**Brief**
Starting at the first line of the listing below, retype each line up to and including the one that contains "0.235, 0.212, 0.438]". Leave pictures out.
↓
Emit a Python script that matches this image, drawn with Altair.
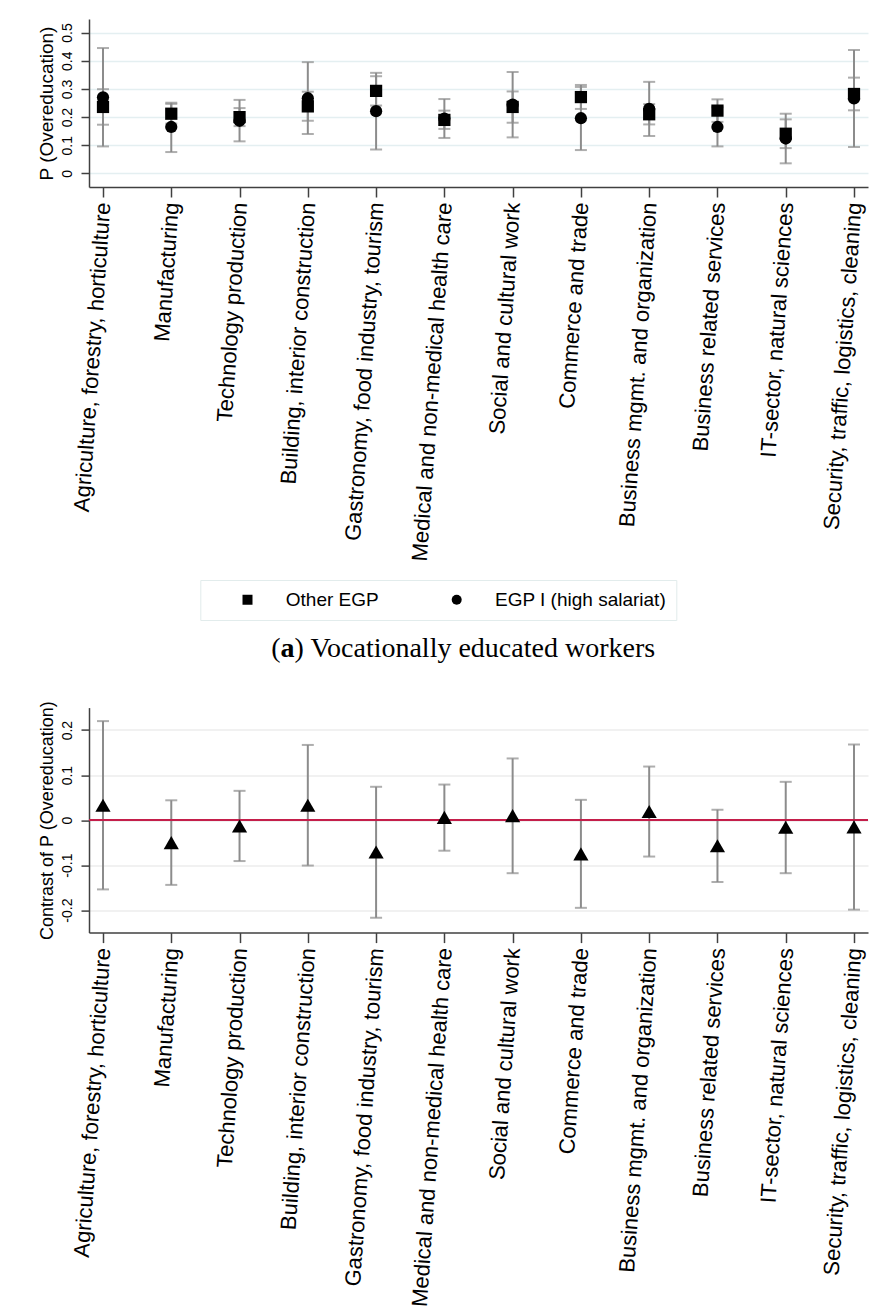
import altair as alt
import pandas as pd

FONT = "Liberation Sans"

categories = [
    "Agriculture, forestry, horticulture",
    "Manufacturing",
    "Technology production",
    "Building, interior construction",
    "Gastronomy, food industry, tourism",
    "Medical and non-medical health care",
    "Social and cultural work",
    "Commerce and trade",
    "Business mgmt. and organization",
    "Business related services",
    "IT-sector, natural sciences",
    "Security, traffic, logistics, cleaning",
]
series_names = ["Other EGP", "EGP I (high salariat)"]

other_est = [0.236, 0.212, 0.200, 0.238, 0.293, 0.190, 0.236, 0.271, 0.210, 0.223, 0.141, 0.282]
other_lo = [0.173, 0.177, 0.168, 0.187, 0.241, 0.158, 0.180, 0.229, 0.174, 0.183, 0.090, 0.224]
other_hi = [0.299, 0.247, 0.232, 0.290, 0.345, 0.223, 0.291, 0.314, 0.246, 0.263, 0.192, 0.340]

egp_est = [0.270, 0.165, 0.187, 0.267, 0.221, 0.195, 0.244, 0.196, 0.229, 0.165, 0.124, 0.266]
egp_lo = [0.096, 0.076, 0.114, 0.140, 0.085, 0.126, 0.128, 0.083, 0.133, 0.096, 0.036, 0.094]
egp_hi = [0.445, 0.251, 0.261, 0.395, 0.357, 0.264, 0.360, 0.307, 0.325, 0.235, 0.212, 0.438]

diff_est = [0.033, -0.050, -0.013, 0.033, -0.071, 0.006, 0.010, -0.075, 0.019, -0.057, -0.016, -0.015]
diff_lo = [-0.154, -0.144, -0.091, -0.101, -0.217, -0.068, -0.118, -0.195, -0.081, -0.1375, -0.118, -0.199]
diff_hi = [0.220, 0.044, 0.065, 0.167, 0.074, 0.079, 0.137, 0.045, 0.119, 0.023, 0.085, 0.168]

top_ticks = [0, 0.1, 0.2, 0.3, 0.4, 0.5]
bottom_ticks = [-0.2, -0.1, 0, 0.1, 0.2]
zero_line = [0]
caption_parts = ["(", "a", ") Vocationally educated workers"]

top_df = pd.DataFrame({
    "cat": categories * 2,
    "series": [series_names[0]] * 12 + [series_names[1]] * 12,
    "est": other_est + egp_est,
    "lo": other_lo + egp_lo,
    "hi": other_hi + egp_hi,
})
bot_df = pd.DataFrame({"cat": categories, "est": diff_est, "lo": diff_lo, "hi": diff_hi})

GRAY = "#8c8c8c"
AX = "#404040"


def x_enc():
    return alt.X(
        "cat:N", sort=categories,
        scale=alt.Scale(type="point", padding=0.205),
        axis=alt.Axis(
            title=None, labelAngle=274, labelAlign="right", labelBaseline="middle",
            labelFontSize=22, labelFont=FONT, labelColor="black", labelPadding=5,
            labelLimit=600, labelOverlap=False,
            tickSize=10, tickColor=AX, tickWidth=1.5,
            domainColor=AX, domainWidth=1.5, grid=False,
        ),
    )


def y_axis(values, title, title_size, grid_color):
    return alt.Axis(
        values=values, labelExpr="'' + datum.value",
        labelAngle=270, labelAlign="center", labelBaseline="bottom",
        labelFontSize=14, labelFont=FONT, labelColor="black", labelPadding=7,
        labelOverlap=False,
        tickSize=8, tickColor=AX, tickWidth=1.5,
        domainColor=AX, domainWidth=1.5,
        grid=True, gridColor=grid_color, gridWidth=1.5,
        title=title, titleFont=FONT, titleFontSize=title_size, titleFontWeight="normal",
        titleColor="black", titlePadding=4,
    )


# ---------------- top panel ----------------
ytop = alt.Scale(domain=[-0.048, 0.548], nice=False, zero=False)
ytop_axis = y_axis(top_ticks, "P (Overeducation)", 19, "#e4eff1")
top_base = alt.Chart(top_df)

top_rule = top_base.mark_rule(color=GRAY, strokeWidth=2).encode(
    x=x_enc(),
    y=alt.Y("lo:Q", scale=ytop, axis=ytop_axis),
    y2="hi:Q",
)
top_cap_lo = top_base.mark_tick(color=GRAY, thickness=2, size=12, orient="horizontal").encode(
    x=x_enc(), y=alt.Y("lo:Q", scale=ytop, axis=ytop_axis)
)
top_cap_hi = top_base.mark_tick(color=GRAY, thickness=2, size=12, orient="horizontal").encode(
    x=x_enc(), y=alt.Y("hi:Q", scale=ytop, axis=ytop_axis)
)
top_pts = top_base.mark_point(filled=True, color="black", opacity=1, size=150).encode(
    x=x_enc(),
    y=alt.Y("est:Q", scale=ytop, axis=ytop_axis),
    shape=alt.Shape(
        "series:N",
        scale=alt.Scale(domain=series_names, range=["square", "circle"]),
        legend=alt.Legend(
            title=None, orient="none", legendX=111.3, legendY=561, direction="horizontal",
            labelFont=FONT, labelFontSize=19, labelColor="black", labelLimit=400,
            symbolSize=100, symbolFillColor="black", symbolStrokeColor="black", symbolStrokeWidth=0,
            symbolOffset=27.7, labelOffset=28.8, columnPadding=40.2,
            padding=10, strokeColor="#e2ecec",
        ),
    ),
)

cap_df0 = pd.DataFrame({"t": [caption_parts[0]]})
cap_df1 = pd.DataFrame({"t": [caption_parts[1]]})
cap_df2 = pd.DataFrame({"t": [caption_parts[2]]})
cap_kw = dict(font="Liberation Serif", fontSize=28, align="left", baseline="alphabetic", color="black")
cap0 = alt.Chart(cap_df0).mark_text(**cap_kw).encode(x=alt.value(182.3), y=alt.value(637.7), text="t:N")
cap1 = alt.Chart(cap_df1).mark_text(fontWeight="bold", **cap_kw).encode(x=alt.value(191.6), y=alt.value(637.7), text="t:N")
cap2 = alt.Chart(cap_df2).mark_text(**cap_kw).encode(x=alt.value(205.6), y=alt.value(637.7), text="t:N")

top = alt.layer(top_rule, top_cap_lo, top_cap_hi, top_pts, cap0, cap1, cap2).properties(
    width=779, height=168
)

# ---------------- bottom panel ----------------
ybot = alt.Scale(domain=[-0.25, 0.25], nice=False, zero=False)
ybot_axis = y_axis(bottom_ticks, "Contrast of P (Overeducation)", 18, "#ececec")
bot_base = alt.Chart(bot_df)
bot_rule = bot_base.mark_rule(color=GRAY, strokeWidth=2).encode(
    x=x_enc(),
    y=alt.Y("lo:Q", scale=ybot, axis=ybot_axis),
    y2="hi:Q",
)
bot_cap_lo = bot_base.mark_tick(color=GRAY, thickness=2, size=12, orient="horizontal").encode(
    x=x_enc(), y=alt.Y("lo:Q", scale=ybot, axis=ybot_axis)
)
bot_cap_hi = bot_base.mark_tick(color=GRAY, thickness=2, size=12, orient="horizontal").encode(
    x=x_enc(), y=alt.Y("hi:Q", scale=ybot, axis=ybot_axis)
)
zero_rule = alt.Chart(pd.DataFrame({"z": zero_line})).mark_rule(color="#c41e4a", strokeWidth=2).encode(
    y=alt.Y("z:Q", scale=ybot, axis=ybot_axis)
)
bot_pts = bot_base.mark_point(filled=True, color="black", opacity=1, shape="triangle-up", size=230).encode(
    x=x_enc(), y=alt.Y("est:Q", scale=ybot, axis=ybot_axis)
)
bottom = alt.layer(bot_rule, bot_cap_lo, bot_cap_hi, zero_rule, bot_pts).properties(width=779, height=225)

chart = alt.vconcat(top, bottom, spacing=520.6, bounds="flush").configure(
    padding={"left": 37, "top": 19, "right": 5, "bottom": 0}, font=FONT
).configure_view(strokeWidth=0)

chart.save("out.html", embed_options={"renderer": "svg", "actions": False})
↑
**Final result**
Emit a Python script that matches this image, drawn with Altair.
import altair as alt
import pandas as pd

FONT = "Liberation Sans"

categories = [
    "Agriculture, forestry, horticulture",
    "Manufacturing",
    "Technology production",
    "Building, interior construction",
    "Gastronomy, food industry, tourism",
    "Medical and non-medical health care",
    "Social and cultural work",
    "Commerce and trade",
    "Business mgmt. and organization",
    "Business related services",
    "IT-sector, natural sciences",
    "Security, traffic, logistics, cleaning",
]
series_names = ["Other EGP", "EGP I (high salariat)"]

other_est = [0.236, 0.212, 0.200, 0.238, 0.293, 0.190, 0.236, 0.271, 0.210, 0.223, 0.141, 0.282]
other_lo = [0.173, 0.177, 0.168, 0.187, 0.241, 0.158, 0.180, 0.229, 0.174, 0.183, 0.090, 0.224]
other_hi = [0.299, 0.247, 0.232, 0.290, 0.345, 0.223, 0.291, 0.314, 0.246, 0.263, 0.192, 0.340]

egp_est = [0.270, 0.165, 0.187, 0.267, 0.221, 0.195, 0.244, 0.196, 0.229, 0.165, 0.124, 0.266]
egp_lo = [0.096, 0.076, 0.114, 0.140, 0.085, 0.126, 0.128, 0.083, 0.133, 0.096, 0.036, 0.094]
egp_hi = [0.445, 0.251, 0.261, 0.395, 0.357, 0.264, 0.360, 0.307, 0.325, 0.235, 0.212, 0.438]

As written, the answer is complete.